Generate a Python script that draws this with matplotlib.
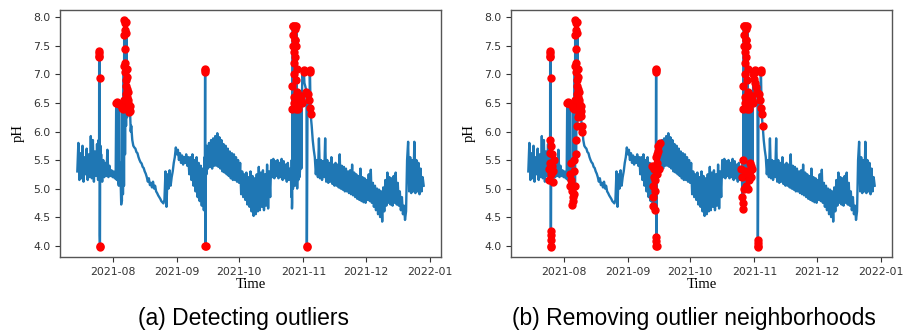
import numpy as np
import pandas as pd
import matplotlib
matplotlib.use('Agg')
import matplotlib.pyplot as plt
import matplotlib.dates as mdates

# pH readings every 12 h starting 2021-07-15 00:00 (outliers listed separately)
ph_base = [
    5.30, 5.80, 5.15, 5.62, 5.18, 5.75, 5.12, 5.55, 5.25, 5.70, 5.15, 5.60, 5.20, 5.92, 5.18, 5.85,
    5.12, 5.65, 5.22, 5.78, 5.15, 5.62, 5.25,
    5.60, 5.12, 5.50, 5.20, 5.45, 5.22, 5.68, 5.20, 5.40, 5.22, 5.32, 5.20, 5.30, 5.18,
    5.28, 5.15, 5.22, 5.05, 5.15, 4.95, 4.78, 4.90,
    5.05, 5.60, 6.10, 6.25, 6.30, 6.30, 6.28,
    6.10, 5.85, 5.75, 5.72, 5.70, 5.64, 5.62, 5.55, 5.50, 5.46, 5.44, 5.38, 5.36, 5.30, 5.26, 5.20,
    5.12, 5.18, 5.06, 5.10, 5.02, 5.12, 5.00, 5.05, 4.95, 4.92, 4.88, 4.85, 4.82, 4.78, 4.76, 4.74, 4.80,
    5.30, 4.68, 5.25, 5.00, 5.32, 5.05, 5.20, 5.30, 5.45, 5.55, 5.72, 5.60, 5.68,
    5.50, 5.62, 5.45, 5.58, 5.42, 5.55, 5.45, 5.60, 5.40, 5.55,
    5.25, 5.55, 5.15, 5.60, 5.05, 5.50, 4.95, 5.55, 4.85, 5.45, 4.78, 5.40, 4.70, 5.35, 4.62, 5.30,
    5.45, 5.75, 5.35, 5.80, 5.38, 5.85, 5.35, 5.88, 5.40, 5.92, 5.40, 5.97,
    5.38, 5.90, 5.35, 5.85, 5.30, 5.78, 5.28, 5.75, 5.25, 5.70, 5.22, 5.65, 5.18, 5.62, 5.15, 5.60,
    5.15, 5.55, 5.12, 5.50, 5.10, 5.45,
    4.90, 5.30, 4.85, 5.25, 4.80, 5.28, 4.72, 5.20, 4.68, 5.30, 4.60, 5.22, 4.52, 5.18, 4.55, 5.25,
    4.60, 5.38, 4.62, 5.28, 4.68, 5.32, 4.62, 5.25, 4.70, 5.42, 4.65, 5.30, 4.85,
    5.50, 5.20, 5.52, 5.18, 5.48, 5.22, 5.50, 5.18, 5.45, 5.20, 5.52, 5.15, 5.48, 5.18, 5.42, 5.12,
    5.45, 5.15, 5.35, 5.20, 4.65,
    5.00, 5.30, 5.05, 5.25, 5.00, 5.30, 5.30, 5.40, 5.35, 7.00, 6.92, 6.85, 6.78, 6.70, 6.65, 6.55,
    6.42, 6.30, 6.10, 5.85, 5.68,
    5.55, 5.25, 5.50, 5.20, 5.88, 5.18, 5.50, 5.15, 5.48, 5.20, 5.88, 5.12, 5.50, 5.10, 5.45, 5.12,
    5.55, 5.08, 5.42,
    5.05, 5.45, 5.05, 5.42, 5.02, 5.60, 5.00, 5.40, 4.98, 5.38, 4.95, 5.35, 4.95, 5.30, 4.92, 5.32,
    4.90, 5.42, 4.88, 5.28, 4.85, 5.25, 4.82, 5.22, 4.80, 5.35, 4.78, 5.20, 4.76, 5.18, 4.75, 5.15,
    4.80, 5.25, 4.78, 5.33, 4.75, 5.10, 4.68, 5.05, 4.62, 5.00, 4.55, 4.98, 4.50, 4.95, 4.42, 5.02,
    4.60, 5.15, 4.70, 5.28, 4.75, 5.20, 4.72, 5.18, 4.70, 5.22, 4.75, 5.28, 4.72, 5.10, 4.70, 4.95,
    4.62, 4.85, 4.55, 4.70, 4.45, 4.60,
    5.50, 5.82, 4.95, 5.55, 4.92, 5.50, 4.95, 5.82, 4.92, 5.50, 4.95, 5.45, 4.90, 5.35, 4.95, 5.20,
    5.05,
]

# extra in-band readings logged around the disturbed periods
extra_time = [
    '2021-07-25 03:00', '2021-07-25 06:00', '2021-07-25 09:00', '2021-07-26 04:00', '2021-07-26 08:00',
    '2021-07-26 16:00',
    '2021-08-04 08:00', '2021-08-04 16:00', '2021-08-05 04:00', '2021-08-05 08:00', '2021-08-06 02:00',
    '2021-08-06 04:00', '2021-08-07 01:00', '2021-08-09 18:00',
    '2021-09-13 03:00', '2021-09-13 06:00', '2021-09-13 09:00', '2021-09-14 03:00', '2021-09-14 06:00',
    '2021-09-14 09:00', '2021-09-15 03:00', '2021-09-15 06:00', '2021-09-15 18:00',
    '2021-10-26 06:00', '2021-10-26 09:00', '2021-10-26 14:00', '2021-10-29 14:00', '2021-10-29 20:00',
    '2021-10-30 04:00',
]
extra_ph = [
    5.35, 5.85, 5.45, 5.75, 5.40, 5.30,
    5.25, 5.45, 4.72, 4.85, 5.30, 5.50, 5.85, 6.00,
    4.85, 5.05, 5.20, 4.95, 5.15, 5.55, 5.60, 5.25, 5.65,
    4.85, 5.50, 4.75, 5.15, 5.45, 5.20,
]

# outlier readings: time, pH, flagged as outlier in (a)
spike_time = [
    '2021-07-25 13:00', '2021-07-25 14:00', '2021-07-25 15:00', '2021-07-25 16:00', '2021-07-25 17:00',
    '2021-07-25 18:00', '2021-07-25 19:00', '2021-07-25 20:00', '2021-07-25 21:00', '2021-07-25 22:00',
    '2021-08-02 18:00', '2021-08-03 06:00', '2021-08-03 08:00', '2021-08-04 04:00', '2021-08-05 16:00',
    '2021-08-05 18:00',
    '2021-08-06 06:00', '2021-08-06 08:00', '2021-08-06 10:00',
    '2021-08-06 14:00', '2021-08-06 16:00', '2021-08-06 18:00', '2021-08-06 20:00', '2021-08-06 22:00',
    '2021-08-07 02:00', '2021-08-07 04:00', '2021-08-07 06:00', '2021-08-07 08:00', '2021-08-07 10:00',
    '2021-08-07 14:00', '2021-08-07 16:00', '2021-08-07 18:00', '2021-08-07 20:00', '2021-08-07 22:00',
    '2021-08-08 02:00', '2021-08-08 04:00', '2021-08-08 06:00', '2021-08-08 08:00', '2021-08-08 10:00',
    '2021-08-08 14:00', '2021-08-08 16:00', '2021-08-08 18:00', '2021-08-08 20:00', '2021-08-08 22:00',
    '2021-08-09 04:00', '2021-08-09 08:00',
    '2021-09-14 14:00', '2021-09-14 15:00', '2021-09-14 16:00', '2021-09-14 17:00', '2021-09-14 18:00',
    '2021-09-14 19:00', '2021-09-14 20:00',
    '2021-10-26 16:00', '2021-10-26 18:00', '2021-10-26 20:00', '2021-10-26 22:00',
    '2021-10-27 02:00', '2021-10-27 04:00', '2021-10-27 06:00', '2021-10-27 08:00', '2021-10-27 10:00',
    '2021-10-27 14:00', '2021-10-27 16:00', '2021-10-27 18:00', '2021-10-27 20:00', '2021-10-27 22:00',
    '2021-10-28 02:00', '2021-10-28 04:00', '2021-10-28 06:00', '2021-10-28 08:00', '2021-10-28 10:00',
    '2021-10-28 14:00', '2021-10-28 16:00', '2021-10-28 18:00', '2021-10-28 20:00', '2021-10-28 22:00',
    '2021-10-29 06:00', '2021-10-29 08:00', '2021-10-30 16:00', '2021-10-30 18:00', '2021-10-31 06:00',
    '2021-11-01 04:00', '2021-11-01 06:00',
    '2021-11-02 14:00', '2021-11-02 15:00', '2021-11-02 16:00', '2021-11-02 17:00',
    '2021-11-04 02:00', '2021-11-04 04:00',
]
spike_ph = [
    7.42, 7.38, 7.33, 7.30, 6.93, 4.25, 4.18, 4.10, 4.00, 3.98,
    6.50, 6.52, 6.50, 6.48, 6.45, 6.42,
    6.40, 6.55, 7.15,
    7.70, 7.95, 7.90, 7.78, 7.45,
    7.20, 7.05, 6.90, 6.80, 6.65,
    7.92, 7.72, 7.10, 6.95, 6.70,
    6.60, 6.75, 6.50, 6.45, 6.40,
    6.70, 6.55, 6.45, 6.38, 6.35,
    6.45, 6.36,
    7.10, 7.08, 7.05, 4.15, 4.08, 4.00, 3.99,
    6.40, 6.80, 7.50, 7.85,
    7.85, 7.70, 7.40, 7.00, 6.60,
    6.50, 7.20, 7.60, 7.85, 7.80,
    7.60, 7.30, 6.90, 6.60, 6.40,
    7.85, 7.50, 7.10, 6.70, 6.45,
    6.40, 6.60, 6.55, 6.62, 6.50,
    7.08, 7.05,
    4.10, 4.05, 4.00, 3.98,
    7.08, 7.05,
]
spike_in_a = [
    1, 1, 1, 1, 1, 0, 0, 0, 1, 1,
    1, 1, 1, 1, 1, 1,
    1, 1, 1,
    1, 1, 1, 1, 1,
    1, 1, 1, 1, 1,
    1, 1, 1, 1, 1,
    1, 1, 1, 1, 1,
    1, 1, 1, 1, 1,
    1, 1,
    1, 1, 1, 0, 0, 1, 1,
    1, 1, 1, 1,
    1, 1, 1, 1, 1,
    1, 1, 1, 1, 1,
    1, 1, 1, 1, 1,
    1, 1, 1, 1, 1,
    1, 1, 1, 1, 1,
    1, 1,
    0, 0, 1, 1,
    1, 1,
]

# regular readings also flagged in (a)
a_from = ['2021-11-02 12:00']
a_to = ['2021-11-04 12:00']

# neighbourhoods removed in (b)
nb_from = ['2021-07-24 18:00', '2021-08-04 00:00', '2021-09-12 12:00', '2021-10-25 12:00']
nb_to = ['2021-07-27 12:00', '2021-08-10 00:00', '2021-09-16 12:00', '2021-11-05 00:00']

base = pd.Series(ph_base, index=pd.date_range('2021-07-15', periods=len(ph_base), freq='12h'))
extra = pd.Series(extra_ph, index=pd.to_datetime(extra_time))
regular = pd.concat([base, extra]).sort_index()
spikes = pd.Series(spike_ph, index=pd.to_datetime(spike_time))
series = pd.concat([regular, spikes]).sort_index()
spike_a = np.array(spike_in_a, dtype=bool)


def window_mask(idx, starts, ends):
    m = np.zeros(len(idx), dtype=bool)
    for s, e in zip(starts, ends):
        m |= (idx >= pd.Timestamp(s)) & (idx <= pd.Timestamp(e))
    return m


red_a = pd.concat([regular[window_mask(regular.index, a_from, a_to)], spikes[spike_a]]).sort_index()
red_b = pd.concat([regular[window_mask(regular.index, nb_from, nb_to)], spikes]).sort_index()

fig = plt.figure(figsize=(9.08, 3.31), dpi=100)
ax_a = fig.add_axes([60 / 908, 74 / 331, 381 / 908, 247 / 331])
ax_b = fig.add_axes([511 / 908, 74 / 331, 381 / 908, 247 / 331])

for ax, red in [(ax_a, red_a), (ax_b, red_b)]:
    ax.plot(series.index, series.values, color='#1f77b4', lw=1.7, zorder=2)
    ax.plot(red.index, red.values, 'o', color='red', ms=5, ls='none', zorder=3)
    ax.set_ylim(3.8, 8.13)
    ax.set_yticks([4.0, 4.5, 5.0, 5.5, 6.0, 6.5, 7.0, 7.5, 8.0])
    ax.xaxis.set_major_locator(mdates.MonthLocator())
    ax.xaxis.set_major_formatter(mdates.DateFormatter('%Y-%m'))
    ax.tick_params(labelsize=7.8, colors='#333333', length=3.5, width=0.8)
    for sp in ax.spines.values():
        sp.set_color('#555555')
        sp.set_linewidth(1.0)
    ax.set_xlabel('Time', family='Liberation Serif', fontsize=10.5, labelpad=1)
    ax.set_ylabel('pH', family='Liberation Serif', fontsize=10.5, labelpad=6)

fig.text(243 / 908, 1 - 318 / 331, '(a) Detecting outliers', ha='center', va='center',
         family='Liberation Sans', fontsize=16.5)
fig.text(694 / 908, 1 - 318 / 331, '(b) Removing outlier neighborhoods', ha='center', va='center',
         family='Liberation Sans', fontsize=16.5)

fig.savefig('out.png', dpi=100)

________________________________________

**EXERCISE:** Repeat the listing above exactly from its first line to the line containing "import matplotlib.dates as mdates", both included, and omit the pictures.

**RESULT FOR THIS EXERCISE:**
Generate a Python script that draws this with matplotlib.
import numpy as np
import pandas as pd
import matplotlib
matplotlib.use('Agg')
import matplotlib.pyplot as plt
import matplotlib.dates as mdates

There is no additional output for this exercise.